東ソーは5月14日、国立研究開発法人産業技術総合研究所(以下「産総研」)触媒化学融合研究センター触媒固定化設計チームと共同で、火力発電所排気ガス相当の低濃度CO2から尿素誘導体を合成する触媒反応を開発したと発表した。
産総研と東ソーはNEDOのプロジェクトである「NEDO先導研究プログラム/未踏チャレンジ2050/排気ガス由来低濃度CO2の有用化製品への直接変換」において、低濃度CO2をポリウレタン原料などの有用化学品に直接変換する合成プロセスを研究開発しており、今回の技術の開発に至った。この技術は、日本で主流の石炭火力発電所排気ガスに相当する低濃度CO2(体積比率15%)とアミンから簡便に得られるカルバミン酸アンモニウム塩にチタン触媒を作用させて、有用化学品であるエチレンウレアなどのさまざまな尿素誘導体を効率的に合成することができる。
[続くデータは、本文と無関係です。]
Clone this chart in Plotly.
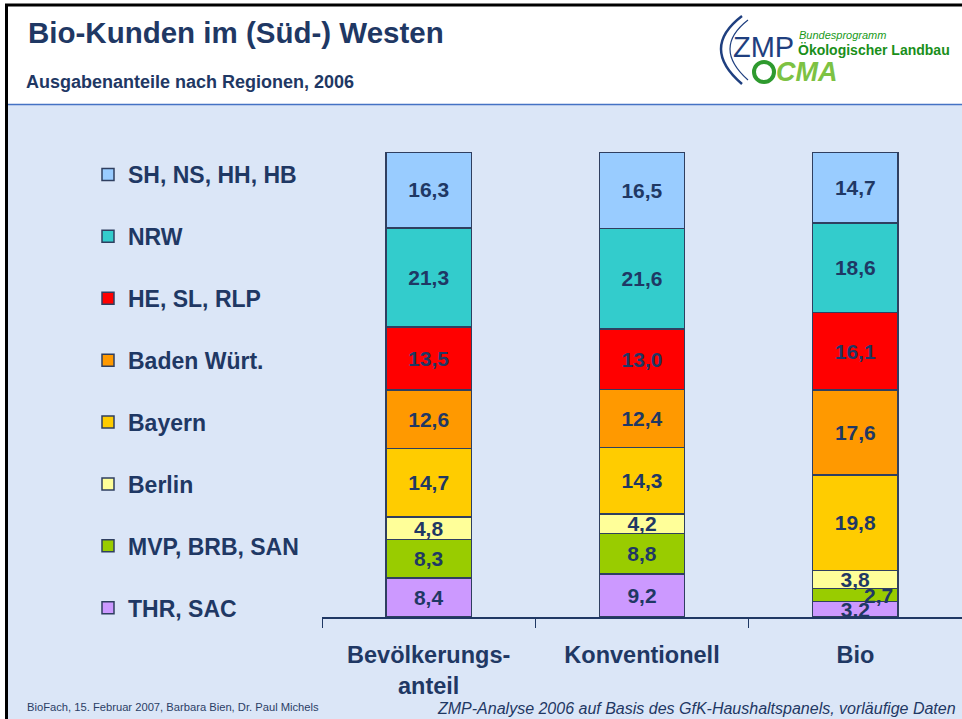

また、これまで直接利用が難しかった火力発電所排気ガス中の低濃度CO2を、濃縮・圧縮・精製といったコストやエネルギーが必要な工程を経ずに有用化学品に効率よく変換できるため、地球温暖化の原因とされるCO2の排出量削減への貢献が期待される。
なお、今回の成果の詳細は、5月14日に英国の学術誌「Communications Chemistry」に掲載された。